PARIS – Chinese class instead of football, Japanese instead of judo. For parents in France, the latest trend is to invest in their children’s future by signing them up for Chinese lessons as soon as they reach pre-school.
In the latest indication for the growing popularity of Asian languages, so many parents are sending their children to learn Chinese or Japanese that the CNED (France’s national distance-learning center) has cancelled its traditional German language option for primary school children and replaced it with Chinese. About 100 children are signed up to the course, the same as those signed up for Spanish. As well as lessons, students get a compilation of documents on Chinese culture, and an exercise manual.
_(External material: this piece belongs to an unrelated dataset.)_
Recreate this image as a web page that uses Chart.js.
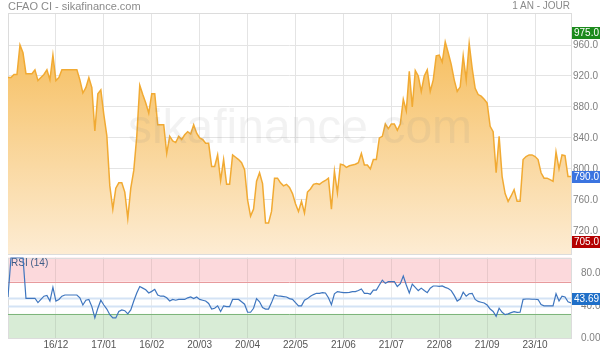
<!DOCTYPE html>
<html>
<head>
<meta charset="utf-8">
<script src="https://cdn.jsdelivr.net/npm/chart.js@4/dist/chart.umd.min.js"></script>
<style>
  html, body { margin: 0; padding: 0; background: #fff; }
  #cadre { position: relative; width: 600px; height: 351px; overflow: hidden; font-family: "Liberation Sans", Arial, sans-serif; }
  #titre { position: absolute; left: 8px; top: 0; font-size: 11px; line-height: 12px; color: #8a8a8a; }
  #periode { position: absolute; right: 30px; top: 0; font-size: 10px; line-height: 12px; color: #8a8a8a; }
  #cours { position: absolute; left: 0; top: 0; }
  #rsi { position: absolute; left: 0; top: 256px; }
</style>
</head>
<body>
<div id="cadre">
  <canvas id="cours" width="600" height="256"></canvas>
  <canvas id="rsi" width="600" height="95"></canvas>
  <div id="titre">CFAO CI - sikafinance.com</div>
  <div id="periode">1 AN - JOUR</div>
</div>
<script>
// cours de clôture (1 an, quotidien)
const prix = [
  918, 918, 922, 922, 960, 950, 923, 923, 923, 928,
  914, 918, 922, 928, 915, 947, 914, 918, 928, 928,
  928, 928, 928, 928, 915, 898, 905, 918, 905, 849,
  897, 902, 870, 843, 778, 748, 775, 782, 782, 770,
  736, 775, 798, 842, 908, 896, 885, 872, 897, 897,
  857, 857, 857, 820, 842, 836, 834, 842, 838, 844,
  848, 845, 857, 846, 840, 838, 833, 833, 803, 803,
  818, 785, 812, 780, 780, 818, 815, 812, 808, 799,
  760, 739, 748, 784, 795, 781, 730, 730, 745, 788,
  788, 782, 778, 780, 776, 768, 755, 745, 758, 743,
  770, 774, 780, 781, 780, 783, 785, 788, 748, 797,
  769, 806, 805, 802, 804, 805, 806, 808, 820, 805,
  805, 800, 812, 812, 840, 842, 858, 852, 858, 858,
  850, 858, 890, 875, 926, 880, 927, 920, 900, 920,
  928, 900, 915, 946, 947, 938, 964, 950, 935, 915,
  900, 906, 946, 915, 962, 930, 904, 896, 894, 890,
  885, 855, 848, 795, 842, 790, 768, 758, 765, 773,
  758, 758, 812, 816, 818, 818, 816, 812, 795, 788,
  788, 786, 784, 822, 800, 818, 817, 790, 790
];

// RSI (14)
const rsi = [
  51, 100, 100, 100, 100, 100, 49.4, 49.4, 49.4, 49.4,
  44, 48, 52, 53, 46, 63, 46, 48, 52, 53.5,
  53.5, 53.5, 53.5, 53.5, 50, 41, 47, 48, 39, 25,
  37, 47, 41, 36, 29, 25, 25, 33, 35, 34,
  30, 35, 46, 56, 64, 62, 60, 56, 58, 60.5,
  53.5, 52, 52, 50, 46, 48, 47, 48, 48, 48,
  50, 51, 49, 51, 48, 47, 46, 43, 36, 37,
  40, 33, 40, 39, 39, 48, 48, 48, 45, 42,
  32, 32, 37, 49, 45, 38, 36, 36, 44, 53.5,
  52.5, 52, 51.5, 51, 49, 48, 44, 40, 40, 47,
  49, 52, 54, 55.6, 55.6, 56.4, 56, 50, 41.5, 55,
  57.7, 57, 56.4, 56.4, 56.8, 57.7, 57.7, 59, 61, 55.6,
  55.6, 54.5, 59.5, 59.5, 66, 72, 68, 70, 70, 70,
  64, 67.5, 77, 66, 56, 67, 63, 59, 62, 59,
  56.4, 62, 64.7, 64.7, 64.2, 64.7, 63, 61.5, 59, 53,
  46, 48.5, 57, 52, 55, 55.6, 48, 45.5, 44.5, 43.5,
  41, 36, 33, 27, 37, 32, 29, 30, 31.5, 32.8,
  31.8, 32, 48, 48.5, 48.5, 48.2, 48.2, 47.8, 41.5, 40,
  40, 40, 40, 55, 46, 52, 51, 45, 43.69
];

// axe des dates
const dates = ['16/12', '17/01', '16/02', '20/03', '20/04', '22/05', '21/06', '21/07', '22/08', '21/09', '23/10'];
const datesIdx = [16, 32, 48, 64, 80, 96, 112, 128, 144, 160, 176];

// graduations
const prixTicks = [720, 760, 800, 840, 880, 920, 960];
const rsiTicks = [0, 40, 80];
const rsiTickLabels = ['0.0000', '40.00', '80.00'];

// repères à droite : plus haut, dernier, plus bas
const reperes = [975, prix[prix.length - 1], 705];
const reperesCouleurs = ['#1b8a1b', '#3b74e0', '#b40000'];

const police = '"Liberation Sans", Arial, sans-serif';

// bordure de la zone de tracé
const bordure = {
  id: 'bordure',
  beforeDatasetsDraw(chart) {
    const { ctx, chartArea: a } = chart;
    ctx.save();
    ctx.strokeStyle = '#dcdcdc';
    ctx.lineWidth = 1;
    ctx.strokeRect(Math.round(a.left) + 0.5, Math.round(a.top) + 0.5, Math.round(a.right - a.left), Math.round(a.bottom - a.top));
    ctx.restore();
  }
};

// filigrane sikafinance.com
const filigrane = {
  id: 'filigrane',
  afterDatasetsDraw(chart) {
    const ctx = chart.ctx;
    ctx.save();
    ctx.font = '48px ' + police;
    ctx.fillStyle = 'rgba(140,140,140,0.11)';
    ctx.textAlign = 'center';
    ctx.textBaseline = 'alphabetic';
    ctx.fillText('sikafinance.com', 300, 143);
    ctx.restore();
  }
};

// étiquettes colorées sur l'axe de droite
function etiquette(ctx, y, texte, couleur) {
  ctx.fillStyle = couleur;
  ctx.fillRect(572, Math.round(y - 6), 28, 12);
  ctx.fillStyle = '#fff';
  ctx.font = '10px ' + police;
  ctx.textAlign = 'left';
  ctx.textBaseline = 'middle';
  ctx.fillText(texte, 574, Math.round(y) + 0.5);
}

const reperesPrix = {
  id: 'reperesPrix',
  afterDraw(chart) {
    const ctx = chart.ctx;
    const y = chart.scales.y;
    ctx.save();
    reperes.forEach((v, i) => etiquette(ctx, y.getPixelForValue(v), v.toFixed(1), reperesCouleurs[i]));
    ctx.restore();
  }
};

// zones de surachat / survente du RSI
const zonesRsi = {
  id: 'zonesRsi',
  beforeDraw(chart) {
    const { ctx, chartArea: a, scales } = chart;
    const y = scales.y;
    ctx.save();
    ctx.fillStyle = '#fcd9dc';
    ctx.fillRect(a.left, y.getPixelForValue(100), a.right - a.left, y.getPixelForValue(70) - y.getPixelForValue(100));
    ctx.fillStyle = '#d8ecd6';
    ctx.fillRect(a.left, y.getPixelForValue(30), a.right - a.left, y.getPixelForValue(0) - y.getPixelForValue(30));
    ctx.restore();
  },
  beforeDatasetsDraw(chart) {
    const { ctx, chartArea: a, scales } = chart;
    const y = scales.y;
    const ligne = (v, couleur, ep) => {
      const py = Math.round(y.getPixelForValue(v)) + 0.5;
      ctx.strokeStyle = couleur;
      ctx.lineWidth = ep;
      ctx.beginPath();
      ctx.moveTo(a.left, py);
      ctx.lineTo(a.right, py);
      ctx.stroke();
    };
    ctx.save();
    ligne(70, '#e79a9d', 1);
    ligne(30, '#7db57b', 1);
    ligne(50, '#d4e3f5', 2);
    ligne(40, '#d4e3f5', 2);
    ctx.fillStyle = '#3e5c86';
    ctx.font = '10px ' + police;
    ctx.textBaseline = 'middle';
    ctx.fillText('RSI (14)', 11, y.getPixelForValue(93));
    ctx.restore();
  },
  afterDraw(chart) {
    const ctx = chart.ctx;
    const y = chart.scales.y;
    ctx.save();
    const dernier = rsi[rsi.length - 1];
    etiquette(ctx, y.getPixelForValue(dernier) - 4, dernier.toFixed(2), '#1f6fc8');
    ctx.restore();
  }
};

// largeur fixe des axes de droite, sans marge pour les libellés
const largeurAxe = scale => {
  scale.width = 29;
  scale.paddingTop = 0;
  scale.paddingBottom = 0;
};

// graphique des cours
new Chart(document.getElementById('cours'), {
  type: 'line',
  data: {
    datasets: [{
      data: prix.map((v, i) => ({ x: i, y: v })),
      borderColor: '#f1aa33',
      borderWidth: 1.5,
      pointRadius: 0,
      tension: 0,
      fill: 'start',
      backgroundColor: ctx => {
        const { chart } = ctx;
        const a = chart.chartArea;
        if (!a) return 'rgba(246,190,95,0.6)';
        const g = chart.ctx.createLinearGradient(0, a.top, 0, a.bottom);
        g.addColorStop(0, '#f5b84f');
        g.addColorStop(1, '#fdecd3');
        return g;
      }
    }]
  },
  options: {
    responsive: false,
    animation: false,
    devicePixelRatio: 1,
    layout: { padding: { top: 13, left: 8, right: 0, bottom: 2 } },
    plugins: { legend: { display: false }, tooltip: { enabled: false } },
    scales: {
      x: {
        type: 'linear',
        min: 0,
        max: prix.length - 1,
        afterBuildTicks: axe => { axe.ticks = datesIdx.map(v => ({ value: v })); },
        afterFit: axe => { axe.height = 0; axe.paddingLeft = 0; axe.paddingRight = 0; },
        ticks: { display: false },
        grid: { color: '#e4e4e4', drawTicks: false },
        border: { display: false }
      },
      y: {
        position: 'right',
        min: 690,
        max: 1001.4,
        afterBuildTicks: axe => { axe.ticks = prixTicks.map(v => ({ value: v })); },
        afterFit: largeurAxe,
        ticks: { color: '#808080', font: { size: 10, family: police }, padding: 2, callback: v => v.toFixed(1) },
        grid: { color: '#e4e4e4', drawTicks: false },
        border: { display: false }
      }
    }
  },
  plugins: [bordure, filigrane, reperesPrix]
});

// graphique du RSI
new Chart(document.getElementById('rsi'), {
  type: 'line',
  data: {
    datasets: [{
      data: rsi.map((v, i) => ({ x: i, y: v })),
      borderColor: '#3f76bf',
      borderWidth: 1.2,
      pointRadius: 0,
      tension: 0,
      fill: false
    }]
  },
  options: {
    responsive: false,
    animation: false,
    devicePixelRatio: 1,
    layout: { padding: { top: 1.6, left: 8, right: 0, bottom: 0 } },
    plugins: { legend: { display: false }, tooltip: { enabled: false } },
    scales: {
      x: {
        type: 'linear',
        min: 0,
        max: rsi.length - 1,
        afterBuildTicks: axe => { axe.ticks = datesIdx.map(v => ({ value: v })); },
        afterFit: axe => { axe.height = 13; axe.paddingLeft = 0; axe.paddingRight = 0; },
        ticks: {
          color: '#555',
          font: { size: 10, family: police },
          padding: 1,
          maxRotation: 0,
          autoSkip: false,
          callback: v => dates[datesIdx.indexOf(v)]
        },
        grid: { color: 'rgba(0,0,0,0.08)', drawTicks: false },
        border: { display: false }
      },
      y: {
        position: 'right',
        min: 0,
        max: 100,
        afterBuildTicks: axe => { axe.ticks = rsiTicks.map(v => ({ value: v })); },
        afterFit: largeurAxe,
        ticks: { color: '#808080', font: { size: 10, family: police }, padding: 2, callback: v => rsiTickLabels[rsiTicks.indexOf(v)] },
        grid: { display: false },
        border: { display: false }
      }
    }
  },
  plugins: [bordure, zonesRsi]
});
</script>
</body>
</html>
In state-run education, English remains the top foreign language. But in the latest figures, 592 children are signed up for Chinese classes at primary school, just as many as are learning Spanish. But the trend is most marked in the private sector. Tutors and specialized language schools have been profiting from this emerging market over the last few months. The Cultural center of China in Paris has seen a significant increase in the number of pupils under the age of 14 over the last two years. Now totaling 150, these young children represent a quarter of all their students, and have one and a half hours of lessons a week.
“For the last two years we’ve noted a 20% rise each year in the number of young children signed up,” says Ming Zhu, who is responsible for education in the cultural center. “Most often, these are French families making a strategic educational choice. The parents see the teaching as a factor that will contribute to their children’s future success.” But certain children are also instinctively enthusiastic about these languages from an early age. Manga culture and Japanese cartoons, video games, and even the figurines popular with young girls, are all factors attracting youngsters towards the Japanese culture.
“A younger manga readership has contributed to the appeal for learning the Japanese language”, notes Lionel Panafit, a researcher of manga sociology at the French business school HEC.
This is the case for ten-year-old Lisa, in her fifth year of primary school, who has been learning Japanese for two years. “First I became interested in mangas, then in Japanese culture,” she says. “I found the language was beautiful and that made me want to learn it.”
Private Japanese tutor, Shizuru Prieur, who teaches students in their own homes, says that the “The idea often comes from the children themselves. And besides, it’s a good age to learn Japanese phonetic reflexes’. The Yukata school, which also organizes intensive courses, has noted an increase in home lessons for 7 to 8-year-olds, and even has a three-year-old child among its pupils.